◆ WRITTEN REQUEST: Search the listing below for "that". Copy each matching line.

◆ PROVIDED RECORDS:

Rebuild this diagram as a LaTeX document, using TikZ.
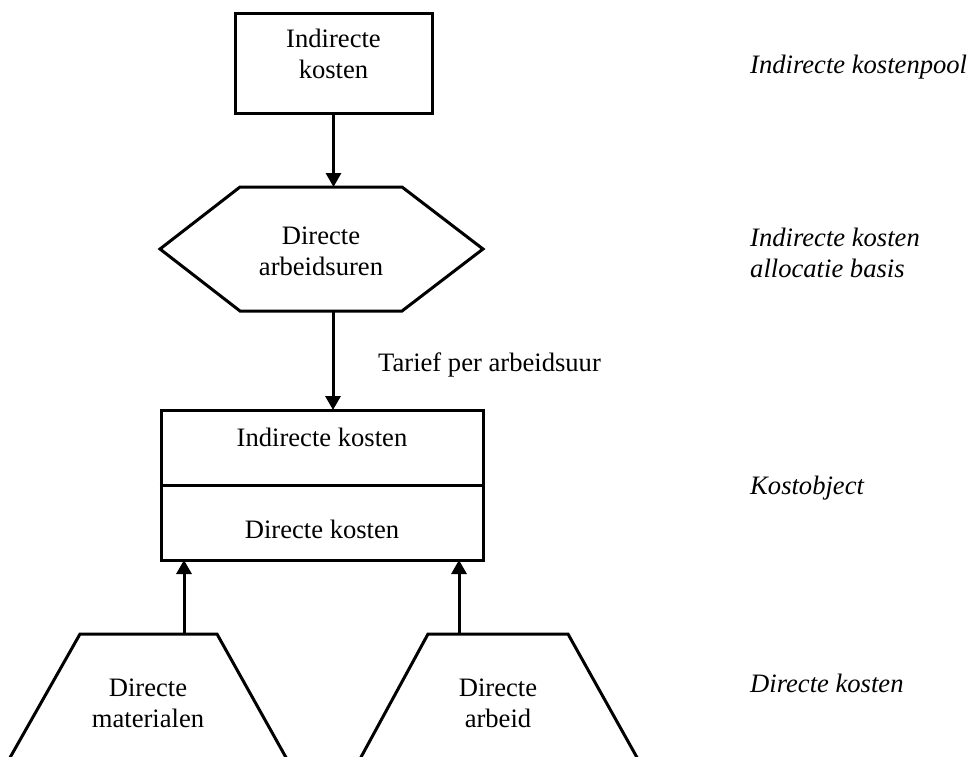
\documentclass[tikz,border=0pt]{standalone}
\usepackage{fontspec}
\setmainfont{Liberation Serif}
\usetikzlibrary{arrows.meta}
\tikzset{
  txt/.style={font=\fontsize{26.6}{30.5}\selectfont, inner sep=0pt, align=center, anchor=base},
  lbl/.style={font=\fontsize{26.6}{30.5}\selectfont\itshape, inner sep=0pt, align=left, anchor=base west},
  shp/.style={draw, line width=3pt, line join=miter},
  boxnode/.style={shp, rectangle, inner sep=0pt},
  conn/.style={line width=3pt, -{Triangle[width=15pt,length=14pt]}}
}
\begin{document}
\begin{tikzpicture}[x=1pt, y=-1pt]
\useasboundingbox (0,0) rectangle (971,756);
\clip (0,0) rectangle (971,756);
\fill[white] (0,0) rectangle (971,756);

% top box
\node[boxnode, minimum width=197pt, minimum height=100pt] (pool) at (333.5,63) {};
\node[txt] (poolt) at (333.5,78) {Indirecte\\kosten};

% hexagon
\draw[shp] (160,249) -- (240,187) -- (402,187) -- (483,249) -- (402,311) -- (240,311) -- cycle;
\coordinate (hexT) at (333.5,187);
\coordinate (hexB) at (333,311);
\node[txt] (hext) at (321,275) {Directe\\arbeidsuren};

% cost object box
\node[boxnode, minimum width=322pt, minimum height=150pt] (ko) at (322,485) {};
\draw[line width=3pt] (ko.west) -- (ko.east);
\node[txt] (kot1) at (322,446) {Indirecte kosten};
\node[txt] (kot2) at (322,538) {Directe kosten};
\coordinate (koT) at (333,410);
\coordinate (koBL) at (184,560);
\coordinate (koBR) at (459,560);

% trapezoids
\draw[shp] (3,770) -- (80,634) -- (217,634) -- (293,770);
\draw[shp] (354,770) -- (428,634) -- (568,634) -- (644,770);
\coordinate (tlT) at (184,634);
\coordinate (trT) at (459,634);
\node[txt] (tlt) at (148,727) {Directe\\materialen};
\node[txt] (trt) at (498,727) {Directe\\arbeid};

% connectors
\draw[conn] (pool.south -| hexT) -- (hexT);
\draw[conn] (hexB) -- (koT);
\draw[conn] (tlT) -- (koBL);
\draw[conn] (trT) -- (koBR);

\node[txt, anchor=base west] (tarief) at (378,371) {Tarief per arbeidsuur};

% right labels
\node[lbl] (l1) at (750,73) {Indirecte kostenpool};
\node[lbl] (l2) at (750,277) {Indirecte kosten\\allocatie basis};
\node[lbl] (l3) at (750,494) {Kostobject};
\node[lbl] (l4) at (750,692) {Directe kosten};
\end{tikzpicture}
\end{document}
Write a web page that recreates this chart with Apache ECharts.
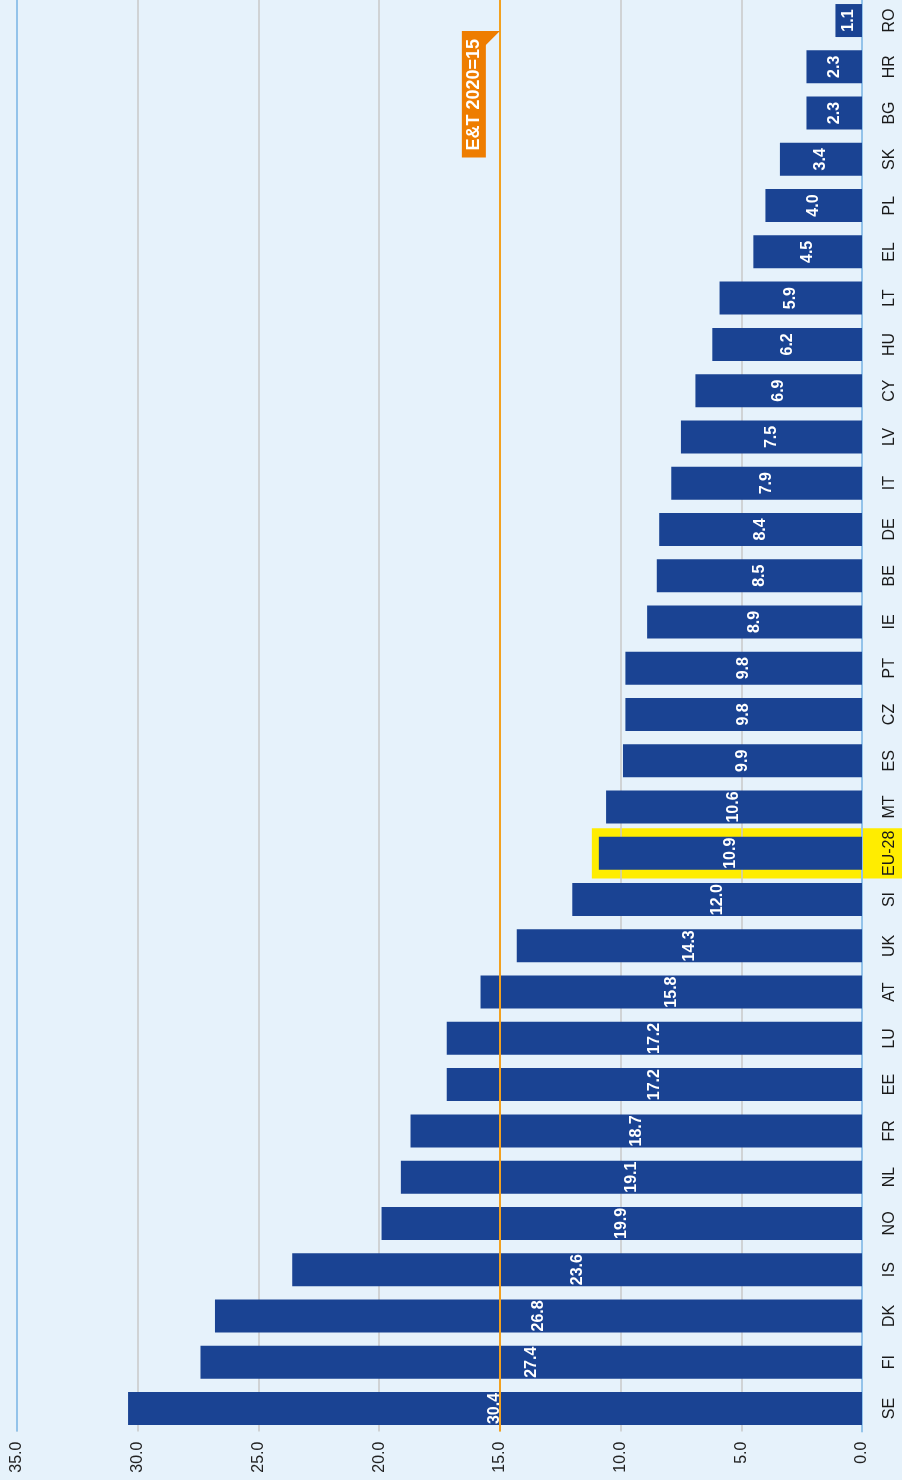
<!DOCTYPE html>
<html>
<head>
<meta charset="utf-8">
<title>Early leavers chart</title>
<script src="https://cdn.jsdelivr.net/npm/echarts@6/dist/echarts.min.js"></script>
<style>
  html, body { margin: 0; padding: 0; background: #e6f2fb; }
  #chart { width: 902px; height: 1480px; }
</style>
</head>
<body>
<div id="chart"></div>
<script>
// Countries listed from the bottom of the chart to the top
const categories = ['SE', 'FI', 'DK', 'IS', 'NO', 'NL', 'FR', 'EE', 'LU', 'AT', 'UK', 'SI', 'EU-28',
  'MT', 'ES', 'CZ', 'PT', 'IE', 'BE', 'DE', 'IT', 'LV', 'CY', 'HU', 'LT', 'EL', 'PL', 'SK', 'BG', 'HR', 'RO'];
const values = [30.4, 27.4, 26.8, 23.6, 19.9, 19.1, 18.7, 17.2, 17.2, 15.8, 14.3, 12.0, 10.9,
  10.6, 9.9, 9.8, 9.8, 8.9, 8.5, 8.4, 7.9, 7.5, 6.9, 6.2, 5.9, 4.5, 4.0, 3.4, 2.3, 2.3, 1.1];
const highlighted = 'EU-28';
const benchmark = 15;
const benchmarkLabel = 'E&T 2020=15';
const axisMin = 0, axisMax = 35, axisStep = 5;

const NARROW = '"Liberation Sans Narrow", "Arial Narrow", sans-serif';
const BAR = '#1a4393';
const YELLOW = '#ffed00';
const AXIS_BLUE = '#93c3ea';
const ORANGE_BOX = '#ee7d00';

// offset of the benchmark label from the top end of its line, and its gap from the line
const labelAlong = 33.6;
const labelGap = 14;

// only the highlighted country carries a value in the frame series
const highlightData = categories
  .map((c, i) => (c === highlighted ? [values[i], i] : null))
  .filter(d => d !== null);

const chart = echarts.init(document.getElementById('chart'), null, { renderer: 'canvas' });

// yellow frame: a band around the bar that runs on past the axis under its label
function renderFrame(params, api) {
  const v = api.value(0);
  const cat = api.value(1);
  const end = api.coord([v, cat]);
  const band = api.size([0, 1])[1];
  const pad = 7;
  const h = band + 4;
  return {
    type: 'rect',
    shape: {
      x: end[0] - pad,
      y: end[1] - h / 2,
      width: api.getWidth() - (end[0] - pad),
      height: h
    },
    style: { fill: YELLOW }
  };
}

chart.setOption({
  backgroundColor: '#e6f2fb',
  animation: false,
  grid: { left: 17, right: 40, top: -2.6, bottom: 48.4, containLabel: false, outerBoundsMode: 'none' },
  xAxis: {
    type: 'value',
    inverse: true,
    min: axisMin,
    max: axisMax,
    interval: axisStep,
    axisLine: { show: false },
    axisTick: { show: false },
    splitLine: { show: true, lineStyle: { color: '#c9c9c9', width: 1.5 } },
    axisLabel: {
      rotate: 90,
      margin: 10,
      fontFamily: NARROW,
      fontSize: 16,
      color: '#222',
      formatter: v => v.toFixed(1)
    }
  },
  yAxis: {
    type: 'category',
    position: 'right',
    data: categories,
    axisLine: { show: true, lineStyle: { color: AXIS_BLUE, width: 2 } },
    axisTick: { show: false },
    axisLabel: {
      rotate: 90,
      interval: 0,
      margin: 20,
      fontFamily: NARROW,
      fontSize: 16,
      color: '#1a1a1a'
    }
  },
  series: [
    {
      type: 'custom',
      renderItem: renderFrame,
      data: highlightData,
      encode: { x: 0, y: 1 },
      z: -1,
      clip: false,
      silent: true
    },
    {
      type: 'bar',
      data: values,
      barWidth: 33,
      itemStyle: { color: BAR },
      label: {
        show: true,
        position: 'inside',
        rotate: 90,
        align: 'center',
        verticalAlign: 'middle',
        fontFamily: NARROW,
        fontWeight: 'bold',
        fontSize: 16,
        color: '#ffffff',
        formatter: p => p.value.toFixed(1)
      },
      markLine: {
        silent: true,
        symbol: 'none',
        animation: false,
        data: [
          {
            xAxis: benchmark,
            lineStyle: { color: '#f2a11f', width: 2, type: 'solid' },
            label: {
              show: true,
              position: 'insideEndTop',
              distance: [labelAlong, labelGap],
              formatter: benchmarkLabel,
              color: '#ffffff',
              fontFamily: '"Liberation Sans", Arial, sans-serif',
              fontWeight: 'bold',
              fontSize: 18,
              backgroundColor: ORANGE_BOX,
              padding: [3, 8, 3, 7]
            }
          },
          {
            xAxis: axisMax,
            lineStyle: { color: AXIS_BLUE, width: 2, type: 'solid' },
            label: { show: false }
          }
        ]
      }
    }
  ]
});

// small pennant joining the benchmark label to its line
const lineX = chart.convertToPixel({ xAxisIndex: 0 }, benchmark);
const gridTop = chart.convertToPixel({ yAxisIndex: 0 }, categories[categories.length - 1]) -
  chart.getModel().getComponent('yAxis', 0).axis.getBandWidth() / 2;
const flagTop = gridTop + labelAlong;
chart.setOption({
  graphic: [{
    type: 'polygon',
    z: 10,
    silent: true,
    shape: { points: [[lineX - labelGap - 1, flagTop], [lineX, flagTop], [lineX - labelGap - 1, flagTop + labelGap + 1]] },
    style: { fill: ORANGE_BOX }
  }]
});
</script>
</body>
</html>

◆ TASK RESPONSE:
Write a web page that recreates this chart with Apache ECharts.
// yellow frame: a band around the bar that runs on past the axis under its label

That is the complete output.